By Chris Buckley
BEIJING (Reuters) – China and the United States risk deepening rifts over influence and oil in the Middle East, Beijing’s former envoy to the region has said, urging his nation to bolster ties with Iran and other energy-exporting powers.
Sun Bigan was China’s special envoy on the Middle East until March, and in a new essay he said U.S. President Barack Obama’s effort to improve ties with Islamic states in the Middle East was a tactical shift that had not removed the potential for friction between Washington and Beijing in the region.
China faced growing risks to energy security as it increasingly relied on imported oil, especially from the volatile Middle East, where Beijing’s sway had been limited, Sun said.
“The U.S. has always sought to control the faucet of global oil supplies. There is cooperation between China and the U.S., but there is also struggle, and the U.S. has always seen us as a potential foe,” he wrote in the September issue of “Asia & Africa Review,” which reached subscribers this week.
“Bilateral quarrels and clashes are unavoidable. We cannot lower vigilance against hostility in the Middle East over energy interests and security,” Sun wrote in the Chinese-language journal, which is published by the State Council Development Research Center, a prominent state think tank.
Sun’s essay was written before the latest flare-up over Iran’s nuclear ambitions, which has renewed Western pressure on Beijing to distance itself from Iran and back sanctions.
China’s Foreign Ministry has urged restraint on all sides ahead of talks between Iran and the five permanent members of the U.N. Security Council, as well as Germany, in Geneva on Thursday.
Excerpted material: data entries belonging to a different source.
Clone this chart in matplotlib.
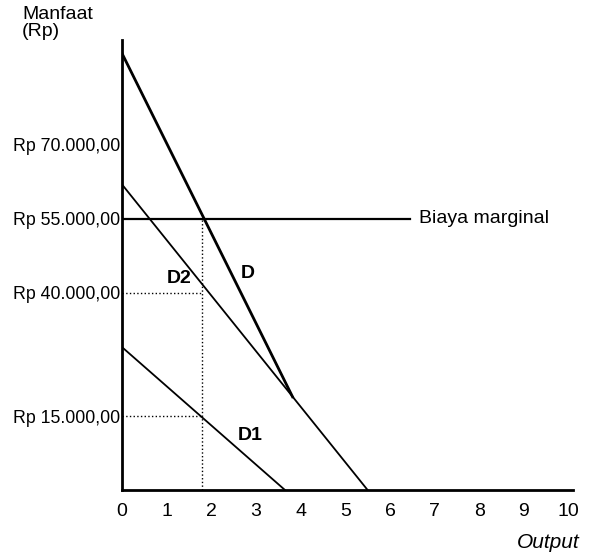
import matplotlib
matplotlib.use("Agg")
import matplotlib.pyplot as plt

plt.rcParams['font.family'] = ['Liberation Sans', 'DejaVu Sans']

# demand curves (output, manfaat in Rp)
d1_x = [0, 3.65]
d1_y = [29000, 0]
d2_x = [0, 5.5]
d2_y = [62000, 0]
d_x = [0, 3.82]
d_y = [88600, 18900]

mc_level = 55000
mc_x = [0, 6.45]
q_star = 1.8
p_d2 = 40000
p_d1 = 15000

yticks = [15000, 40000, 55000, 70000]
ytick_labels = ['Rp 15.000,00', 'Rp 40.000,00', 'Rp 55.000,00', 'Rp 70.000,00']
xticks = list(range(0, 11))

fig = plt.figure(figsize=(5.89, 5.54), dpi=100)
ax = fig.add_axes([0.207, 0.1155, 0.766, 0.8125])

ax.plot(d1_x, d1_y, color='black', lw=1.3)
ax.plot(d2_x, d2_y, color='black', lw=1.3)
ax.plot(d_x, d_y, color='black', lw=2.0)
ax.plot(mc_x, [mc_level, mc_level], color='black', lw=1.6)

# dotted guides
ax.plot([q_star, q_star], [0, mc_level], color='black', lw=1, ls=':')
ax.plot([0, q_star], [p_d2, p_d2], color='black', lw=1, ls=':')
ax.plot([0, q_star], [p_d1, p_d1], color='black', lw=1, ls=':')

ax.text(6.65, mc_level, 'Biaya marginal', va='center', ha='left', fontsize=14)
ax.text(1.0, 42000, 'D2', fontsize=14, fontweight='bold')
ax.text(2.65, 43000, 'D', fontsize=14, fontweight='bold')
ax.text(2.6, 10200, 'D1', fontsize=14, fontweight='bold')

ax.set_xlim(0, 10.1)
ax.set_ylim(0, 91300)
ax.set_xticks(xticks)
ax.set_yticks(yticks)
ax.set_yticklabels(ytick_labels, fontsize=12.8)
ax.tick_params(length=0, pad=1)
ax.tick_params(axis='x', labelsize=14, pad=9)

for s in ['top', 'right']:
    ax.spines[s].set_visible(False)
ax.spines['left'].set_linewidth(2)
ax.spines['bottom'].set_linewidth(2)

fig.text(22 / 589, 1 - 6 / 554, 'Manfaat\n(Rp)', ha='left', va='top', fontsize=14, linespacing=1.0)
fig.text(580 / 589, 1 - 543 / 554, 'Output', ha='right', va='center', fontsize=15, style='italic')

fig.savefig('out.png', dpi=100)
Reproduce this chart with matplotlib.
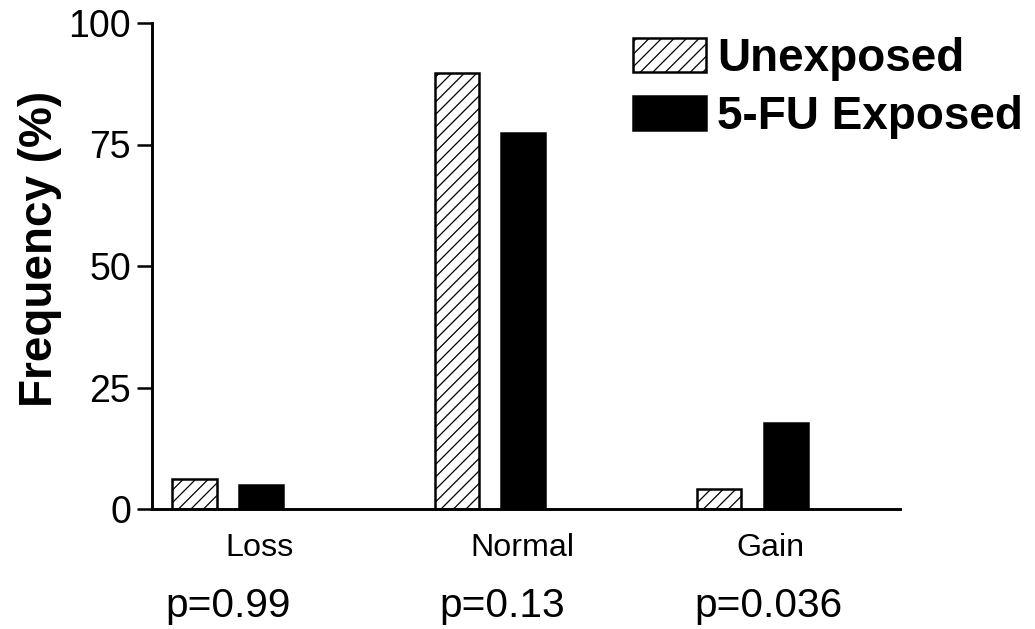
import matplotlib
matplotlib.use('Agg')
import matplotlib.pyplot as plt
import numpy as np

# Data
categories = ["Loss", "Normal", "Gain"]
unexposed = [6.2, 89.7, 4.1]
exposed = [4.9, 77.4, 17.7]
p_values = ["p=0.99", "p=0.13", "p=0.036"]
y_ticks = [0, 25, 50, 75, 100]

plt.rcParams['font.family'] = ['Liberation Sans', 'DejaVu Sans']
plt.rcParams['hatch.linewidth'] = 0.6

fig = plt.figure(figsize=(6.9, 629 / 150), dpi=150)
ax = fig.add_axes([152 / 1035, 1 - 509 / 629, (900 - 152) / 1035, (509 - 23) / 629])

x = np.arange(len(categories))
w = 0.168
off = 0.126
ax.bar(x - off, unexposed, w, color='white', edgecolor='black', linewidth=1.2,
       hatch='////', label='Unexposed')
ax.bar(x + off, exposed, w, color='black', edgecolor='black', linewidth=1.2,
       label='5-FU Exposed')

ax.set_xlim(-0.288, 2.562)
ax.set_ylim(0, 100)
ax.set_yticks(y_ticks)
ax.tick_params(axis='y', labelsize=18, length=7, width=1.2, pad=3)
ax.set_xticks([])
for s in ['top', 'right']:
    ax.spines[s].set_visible(False)
for s in ['left', 'bottom']:
    ax.spines[s].set_linewidth(1.4)

# category names and p-values under the axis
trans = ax.get_xaxis_transform()
label_x = x + np.array([0.12, 0.125, 0.07])
p_x = x + np.array([0.0, 0.045, 0.06])
for lx, name in zip(label_x, categories):
    ax.text(lx, -0.0967, name, transform=trans, ha='center', va='baseline', fontsize=15.5)
for px, p in zip(p_x, p_values):
    ax.text(px, -0.222, p, transform=trans, ha='center', va='baseline', fontsize=19.5)

fig.text(40 / 1035, 1 - 249 / 629, "Frequency (%)", rotation=90, ha='center', va='center',
         fontsize=22, fontweight='bold')

leg = ax.legend(loc='upper left', bbox_to_anchor=(633 / 1035, 1 - 37 / 629),
                bbox_transform=fig.transFigure, frameon=False, borderpad=0,
                borderaxespad=0, handlelength=1.6, handleheight=0.75,
                handletextpad=0.24, labelspacing=0.3,
                prop={'size': 22, 'weight': 'bold'})

fig.savefig("out.png", dpi=150)
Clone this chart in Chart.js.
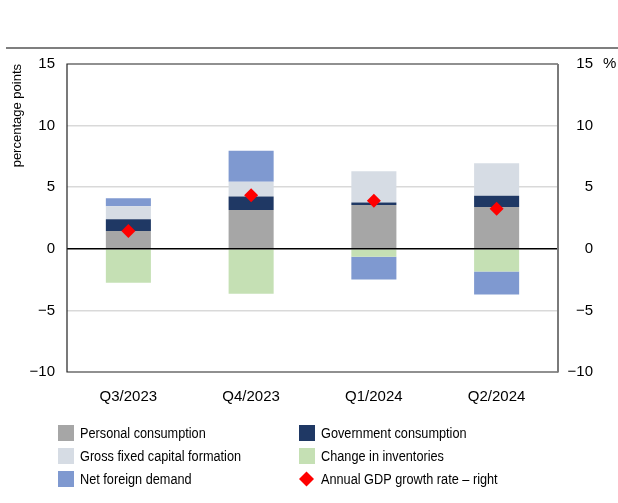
<!DOCTYPE html>
<html lang="en">
<head>
<meta charset="UTF-8">
<title>Contributions to GDP growth</title>
<script src="https://cdn.jsdelivr.net/npm/chart.js@4.4.1/dist/chart.umd.min.js"></script>
<style>
  html, body { margin: 0; padding: 0; background: #fff; }
  .wrap { width: 618px; height: 503px; }
</style>
</head>
<body>
<div class="wrap"><canvas id="chart" width="618" height="503"></canvas></div>
<script>
// data
const quarters = ['Q3/2023', 'Q4/2023', 'Q1/2024', 'Q2/2024'];
const personal = [1.45, 3.15, 3.55, 3.4];
const government = [0.95, 1.1, 0.2, 0.9];
const grossFixed = [1.05, 1.2, 2.55, 2.65];
const inventories = [-2.75, -3.65, -0.65, -1.85];
const netForeign = [0.65, 2.5, -1.85, -1.85];
const gdpGrowth = [1.45, 4.35, 3.9, 3.25];
const axisMin = -10, axisMax = 15, axisStep = 5;

const FONT = '"Liberation Sans", Arial, sans-serif';
const fmt = v => (v < 0 ? '\u2212' + Math.abs(v) : '' + v);

const frame = {
  id: 'frame',
  afterDatasetsDraw(chart) {
    const { ctx, chartArea: a, scales } = chart;
    const y0 = scales.y.getPixelForValue(0);
    ctx.save();
    // zero line
    ctx.strokeStyle = '#000';
    ctx.lineWidth = 1.5;
    ctx.beginPath();
    ctx.moveTo(a.left, y0); ctx.lineTo(a.right, y0);
    ctx.stroke();
    // box
    ctx.lineWidth = 1.2;
    ctx.strokeStyle = '#222';
    ctx.beginPath();
    ctx.moveTo(a.right, a.top); ctx.lineTo(a.left, a.top);
    ctx.lineTo(a.left, a.bottom); ctx.lineTo(a.right, a.bottom);
    ctx.stroke();
    ctx.strokeStyle = '#7a7a7a';
    ctx.lineWidth = 2;
    ctx.beginPath();
    ctx.moveTo(a.right, a.top); ctx.lineTo(a.right, a.bottom + 0.6);
    ctx.stroke();
    ctx.restore();
  },
  afterDraw(chart) {
    const { ctx, chartArea: a } = chart;
    ctx.save();
    // rule at the very top
    ctx.strokeStyle = '#555';
    ctx.lineWidth = 1.5;
    ctx.beginPath();
    ctx.moveTo(6, 48); ctx.lineTo(618, 48);
    ctx.stroke();
    // unit of the right axis
    ctx.fillStyle = '#000';
    ctx.font = '15px ' + FONT;
    ctx.textBaseline = 'middle';
    ctx.fillText('%', 603, a.top);
    // legend, two columns; text squeezed to look like the narrow face
    ctx.font = '15.5px ' + FONT;
    chart.data.datasets.forEach((ds, i) => {
      const x = i % 2 === 0 ? 58 : 299;
      const y = 433 + Math.floor(i / 2) * 23;
      ctx.fillStyle = ds.backgroundColor;
      if (ds.type === 'line') {
        ctx.beginPath();
        ctx.moveTo(x + 7.5, y - 7.5); ctx.lineTo(x + 15, y);
        ctx.lineTo(x + 7.5, y + 7.5); ctx.lineTo(x, y);
        ctx.closePath(); ctx.fill();
      } else {
        ctx.fillRect(x, y - 8, 16, 16);
      }
      ctx.fillStyle = '#000';
      ctx.save();
      ctx.translate(x + 22, y + 1);
      ctx.scale(0.82, 1);
      ctx.fillText(ds.label, 0, 0);
      ctx.restore();
    });
    ctx.restore();
  }
};

new Chart(document.getElementById('chart'), {
  type: 'bar',
  data: {
    labels: quarters,
    datasets: [
      { label: 'Personal consumption', data: personal, backgroundColor: '#a6a6a6' },
      { label: 'Government consumption', data: government, backgroundColor: '#1f3864' },
      { label: 'Gross fixed capital formation', data: grossFixed, backgroundColor: '#d6dce4' },
      { label: 'Change in inventories', data: inventories, backgroundColor: '#c5e0b4' },
      { label: 'Net foreign demand', data: netForeign, backgroundColor: '#7f99d0' },
      {
        type: 'line', label: 'Annual GDP growth rate \u2013 right', data: gdpGrowth,
        yAxisID: 'y1', showLine: false, pointStyle: 'rectRot', pointRadius: 7,
        backgroundColor: '#ff0000', borderColor: '#ff0000', borderWidth: 0, order: -1
      }
    ]
  },
  options: {
    responsive: false,
    devicePixelRatio: 1,
    animation: false,
    datasets: { bar: { barPercentage: 0.367, categoryPercentage: 1, borderWidth: 0 } },
    layout: { padding: { top: 64, right: 25, left: 0, bottom: 0 } },
    plugins: { legend: { display: false }, tooltip: { enabled: false } },
    scales: {
      x: {
        stacked: true,
        grid: { display: false },
        border: { display: false },
        ticks: { color: '#000', font: { family: FONT, size: 15 }, padding: 8 },
        afterFit: s => { s.height = 131; }
      },
      y: {
        stacked: true,
        min: axisMin, max: axisMax,
        border: { display: false },
        grid: {
          drawTicks: false,
          color: c => (c.tick.value > axisMin && c.tick.value < axisMax && c.tick.value !== 0) ? '#d9d9d9' : 'rgba(0,0,0,0)',
          lineWidth: 1.5
        },
        ticks: { stepSize: axisStep, color: '#000', padding: 12, font: { family: FONT, size: 15 }, callback: v => fmt(v) },
        title: { display: true, text: 'percentage points', align: 'end', color: '#000', font: { family: FONT, size: 13 }, padding: { top: 10, bottom: 0 } },
        afterFit: s => { s.width = 67; }
      },
      y1: {
        position: 'right',
        min: axisMin, max: axisMax,
        border: { display: false },
        grid: { display: false, drawTicks: false },
        ticks: { stepSize: axisStep, color: '#000', crossAlign: 'far', font: { family: FONT, size: 15 }, callback: v => fmt(v) },
        afterFit: s => { s.width = 35; }
      }
    }
  },
  plugins: [frame]
});
</script>
</body>
</html>
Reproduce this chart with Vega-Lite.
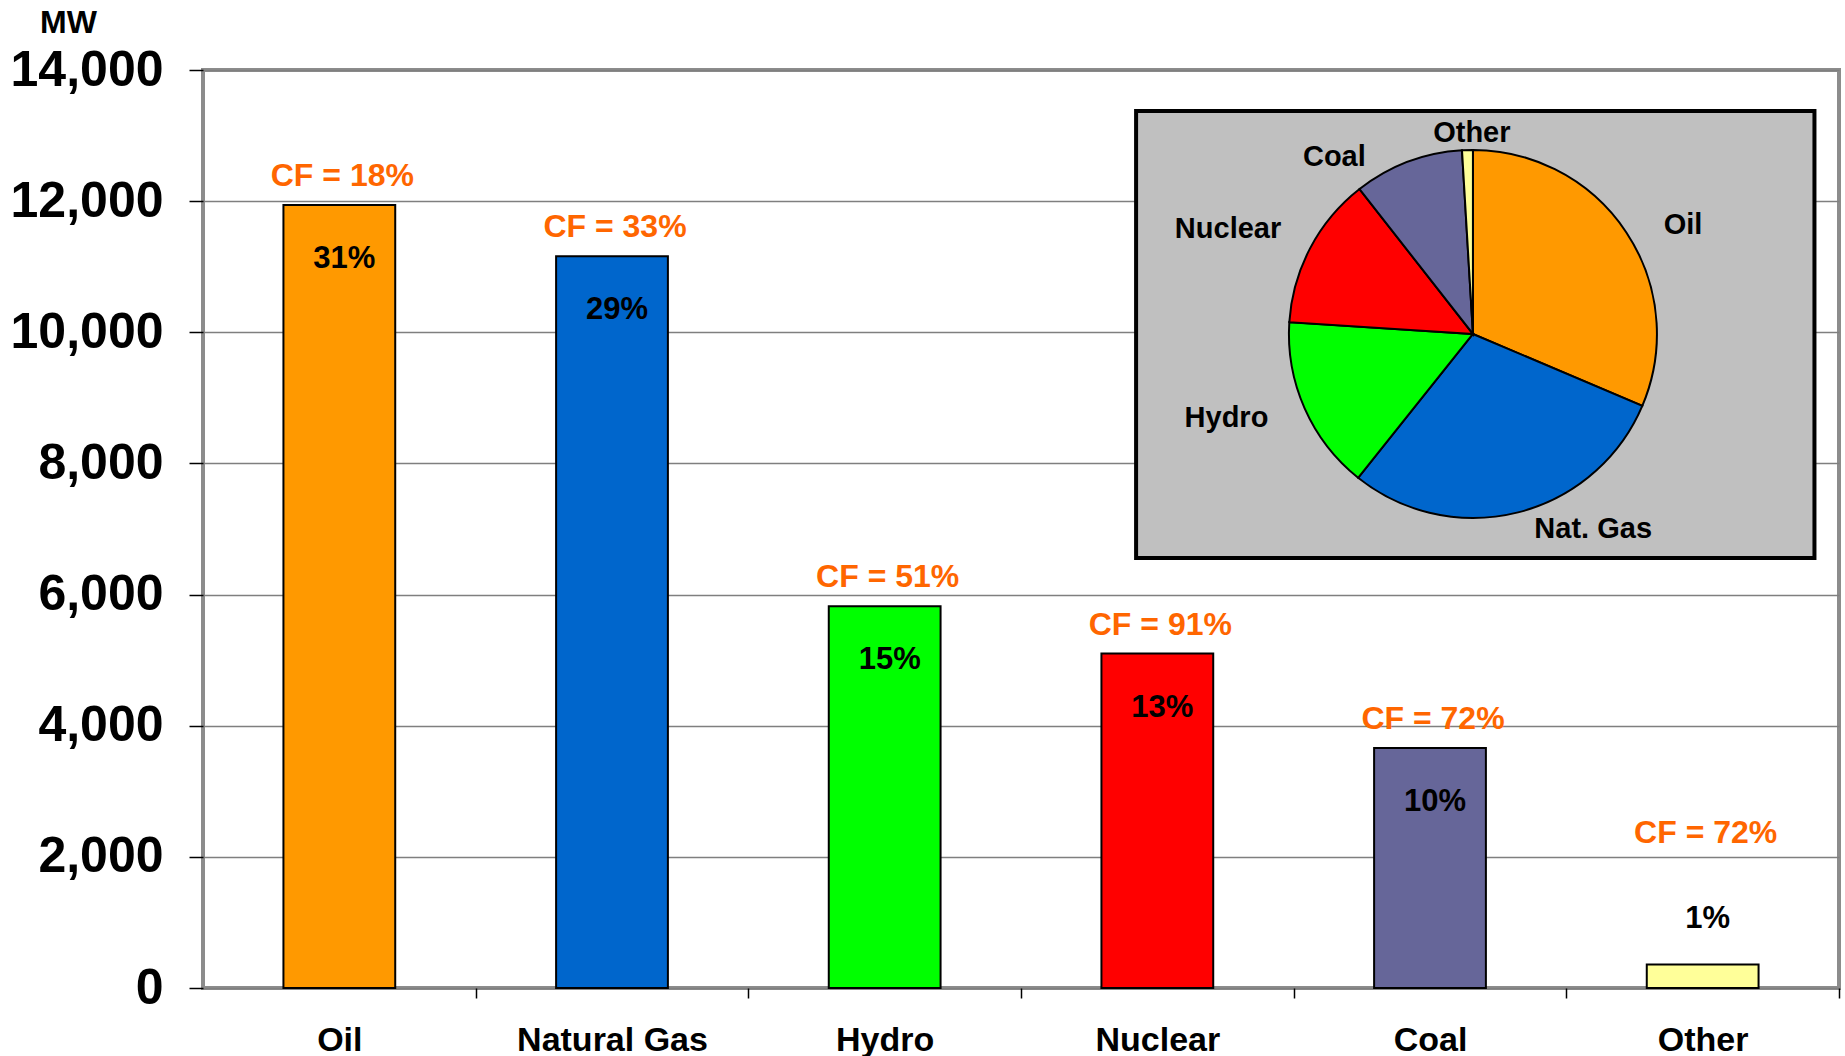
{
  "$schema": "https://vega.github.io/schema/vega-lite/v6.json",
  "width": 1636,
  "height": 918,
  "autosize": {"type": "none"},
  "padding": {"left": 203, "top": 70, "right": 6, "bottom": 68},
  "background": "white",
  "config": {"view": {"stroke": "#8c8c8c", "strokeWidth": 4}, "font": "Liberation Sans"},
  "data": {"values": [
    {"Source": "Oil", "Label": "Oil", "MW": 11940, "Share": "31%", "CF": "CF = 18%"},
    {"Source": "Natural Gas", "Label": "Nat. Gas", "MW": 11160, "Share": "29%", "CF": "CF = 33%"},
    {"Source": "Hydro", "Label": "Hydro", "MW": 5820, "Share": "15%", "CF": "CF = 51%"},
    {"Source": "Nuclear", "Label": "Nuclear", "MW": 5100, "Share": "13%", "CF": "CF = 91%"},
    {"Source": "Coal", "Label": "Coal", "MW": 3660, "Share": "10%", "CF": "CF = 72%"},
    {"Source": "Other", "Label": "Other", "MW": 360, "Share": "1%", "CF": "CF = 72%"}
  ]},
  "layer": [
    {
      "mark": {"type": "bar", "stroke": "black", "strokeWidth": 2},
      "encoding": {
        "x": {
          "field": "Source", "type": "nominal",
          "scale": {"domain": ["Oil", "Natural Gas", "Hydro", "Nuclear", "Coal", "Other"], "paddingInner": 0.59, "paddingOuter": 0.295},
          "axis": {"title": null, "labelAngle": 0, "labelFont": "Liberation Sans", "labelFontSize": 34, "labelFontWeight": "bold", "labelColor": "black", "labelPadding": 52, "labelBaseline": "alphabetic", "labelLimit": 400, "labelOffset": -136.33, "tickOffset": 136.33, "tickSize": 10, "tickColor": "black", "tickWidth": 1.5, "domain": false, "grid": false}
        },
        "y": {
          "field": "MW", "type": "quantitative",
          "scale": {"domain": [0, 14000], "nice": false},
          "axis": {"title": "MW", "titleAngle": 0, "titleX": -135, "titleY": -38, "titleAlign": "center", "titleBaseline": "alphabetic", "titleFont": "Liberation Sans", "titleFontSize": 32, "titleFontWeight": "bold", "titleColor": "black", "values": [0, 2000, 4000, 6000, 8000, 10000, 12000, 14000], "labelExpr": "format(datum.value, ',.0f')", "labelFont": "Liberation Sans", "labelFontSize": 50, "labelFontWeight": "bold", "labelColor": "black", "labelPadding": 26, "tickSize": 14, "tickColor": "black", "tickWidth": 1.5, "domain": false, "grid": true, "gridColor": "#7f7f7f", "gridWidth": 1.5}
        },
        "color": {
          "field": "Source", "type": "nominal",
          "scale": {"domain": ["Oil", "Natural Gas", "Hydro", "Nuclear", "Coal", "Other"], "range": ["#FF9900", "#0066CC", "#00FF00", "#FF0000", "#666699", "#FFFF99"]},
          "legend": null
        }
      }
    },
    {
      "transform": [{"filter": "datum.MW >= 1000"}],
      "mark": {"type": "text", "baseline": "alphabetic", "dy": -19, "dx": 3, "fontSize": 32, "fontWeight": "bold", "color": "#FF6600"},
      "encoding": {
        "x": {"field": "Source", "type": "nominal"},
        "y": {"field": "MW", "type": "quantitative"},
        "text": {"field": "CF"}
      }
    },
    {
      "transform": [{"filter": "datum.MW >= 1000"}],
      "mark": {"type": "text", "baseline": "middle", "dy": 54, "dx": 5, "fontSize": 31, "fontWeight": "bold", "color": "black"},
      "encoding": {
        "x": {"field": "Source", "type": "nominal"},
        "y": {"field": "MW", "type": "quantitative"},
        "text": {"field": "Share"}
      }
    },
    {
      "transform": [{"filter": "datum.MW < 1000"}],
      "mark": {"type": "text", "baseline": "middle", "dy": -131, "dx": 3, "fontSize": 32, "fontWeight": "bold", "color": "#FF6600"},
      "encoding": {
        "x": {"field": "Source", "type": "nominal"},
        "y": {"field": "MW", "type": "quantitative"},
        "text": {"field": "CF"}
      }
    },
    {
      "transform": [{"filter": "datum.MW < 1000"}],
      "mark": {"type": "text", "baseline": "middle", "dy": -45, "dx": 5, "fontSize": 31, "fontWeight": "bold", "color": "black"},
      "encoding": {
        "x": {"field": "Source", "type": "nominal"},
        "y": {"field": "MW", "type": "quantitative"},
        "text": {"field": "Share"}
      }
    },
    {
      "data": {"values": [{}]},
      "mark": {"type": "rect", "fill": "#C0C0C0", "stroke": "black", "strokeWidth": 4},
      "encoding": {
        "x": {"datum": "Nuclear", "type": "nominal", "bandPosition": 0.31},
        "x2": {"datum": "Other", "bandPosition": 1.5},
        "y": {"datum": 6558, "type": "quantitative"},
        "y2": {"datum": 13375}
      }
    },
    {
      "mark": {"type": "arc", "outerRadius": 184, "stroke": "black", "strokeWidth": 2},
      "encoding": {
        "x": {"datum": "Coal", "type": "nominal", "bandPosition": 0.884},
        "y": {"datum": 9974, "type": "quantitative"},
        "theta": {"field": "MW", "type": "quantitative", "stack": true},
        "color": {"field": "Source", "type": "nominal", "legend": null},
        "order": {"field": "MW", "sort": "descending"}
      }
    },
    {
      "mark": {"type": "text", "radius": 252, "dy": 30, "fontSize": 29, "fontWeight": "bold", "color": "black", "baseline": "middle"},
      "encoding": {
        "x": {"datum": "Coal", "type": "nominal", "bandPosition": 0.884},
        "y": {"datum": 9974, "type": "quantitative"},
        "theta": {"field": "MW", "type": "quantitative", "stack": true},
        "order": {"field": "MW", "sort": "descending"},
        "text": {"condition": {"test": "datum.Source === 'Oil'", "field": "Label"}, "value": ""}
      }
    },
    {
      "mark": {"type": "text", "radius": 205, "dx": 70, "dy": -4, "fontSize": 29, "fontWeight": "bold", "color": "black", "baseline": "middle"},
      "encoding": {
        "x": {"datum": "Coal", "type": "nominal", "bandPosition": 0.884},
        "y": {"datum": 9974, "type": "quantitative"},
        "theta": {"field": "MW", "type": "quantitative", "stack": true},
        "order": {"field": "MW", "sort": "descending"},
        "text": {"condition": {"test": "datum.Source === 'Natural Gas'", "field": "Label"}, "value": ""}
      }
    },
    {
      "mark": {"type": "text", "radius": 252, "dx": -16, "dy": -18, "fontSize": 29, "fontWeight": "bold", "color": "black", "baseline": "middle"},
      "encoding": {
        "x": {"datum": "Coal", "type": "nominal", "bandPosition": 0.884},
        "y": {"datum": 9974, "type": "quantitative"},
        "theta": {"field": "MW", "type": "quantitative", "stack": true},
        "order": {"field": "MW", "sort": "descending"},
        "text": {"condition": {"test": "datum.Source === 'Hydro'", "field": "Label"}, "value": ""}
      }
    },
    {
      "mark": {"type": "text", "radius": 252, "dx": -22, "dy": 13, "fontSize": 29, "fontWeight": "bold", "color": "black", "baseline": "middle"},
      "encoding": {
        "x": {"datum": "Coal", "type": "nominal", "bandPosition": 0.884},
        "y": {"datum": 9974, "type": "quantitative"},
        "theta": {"field": "MW", "type": "quantitative", "stack": true},
        "order": {"field": "MW", "sort": "descending"},
        "text": {"condition": {"test": "datum.Source === 'Nuclear'", "field": "Label"}, "value": ""}
      }
    },
    {
      "mark": {"type": "text", "radius": 205, "dx": -66, "dy": 15, "fontSize": 29, "fontWeight": "bold", "color": "black", "baseline": "middle"},
      "encoding": {
        "x": {"datum": "Coal", "type": "nominal", "bandPosition": 0.884},
        "y": {"datum": 9974, "type": "quantitative"},
        "theta": {"field": "MW", "type": "quantitative", "stack": true},
        "order": {"field": "MW", "sort": "descending"},
        "text": {"condition": {"test": "datum.Source === 'Coal'", "field": "Label"}, "value": ""}
      }
    },
    {
      "mark": {"type": "text", "radius": 205, "dx": 5, "dy": 4, "fontSize": 29, "fontWeight": "bold", "color": "black", "baseline": "middle"},
      "encoding": {
        "x": {"datum": "Coal", "type": "nominal", "bandPosition": 0.884},
        "y": {"datum": 9974, "type": "quantitative"},
        "theta": {"field": "MW", "type": "quantitative", "stack": true},
        "order": {"field": "MW", "sort": "descending"},
        "text": {"condition": {"test": "datum.Source === 'Other'", "field": "Label"}, "value": ""}
      }
    }
  ]
}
The permanent Council members are the United States, Russia, Britain, France and China.
Sun, who now works for a government-run association promoting ties with Asia and Africa, was not directly involved in nuclear negotiations with Iran, but he served as China’s ambassador there, as well as in Saudi Arabia and Iraq.
He could not be contacted at the association on Wednesday.
The unusually blunt warning from a former senior diplomat, nonetheless underscores some of the anxieties over oil, influence and security that are likely to shape China’s response to the West’s confrontation with Iran.
“Both now and in the future, the Middle East should be our first choice in importing oil and developing oil cooperation,” Sun wrote. China should focus on strengthening trade with Saudi Arabia, Iran and Oman, he added.
Washington would strive to ensure Iraqi oil remained under U.S. control, he said, but “Iran has bountiful energy resources and its oil gas reserves are the second biggest in the world, and all are basically under its own control.”
“Oil gas” is the natural gas found in oil fields.
In the first eight months of this year, Iran was China’s third biggest foreign source of crude oil, with shipments of 17.2 million tonnes, a rise of 14.7 percent compared to the same period last year. Angola and Saudi Arabia were the first- and second-ranked suppliers.
Chinese imports of Iranian oil and gas have been held back by U.S. sanctions, Iranian commercial demands and Chinese jitters, Sun said. But China could find access to Iranian supplies drastically curtailed if political power in Tehran passed to forces more sympathetic to Washington, he suggested.
“Obama’s new Middle East policy is merely a tactical adjustment, and the United States will not and cannot alter its global goals and dominance,” Sun wrote.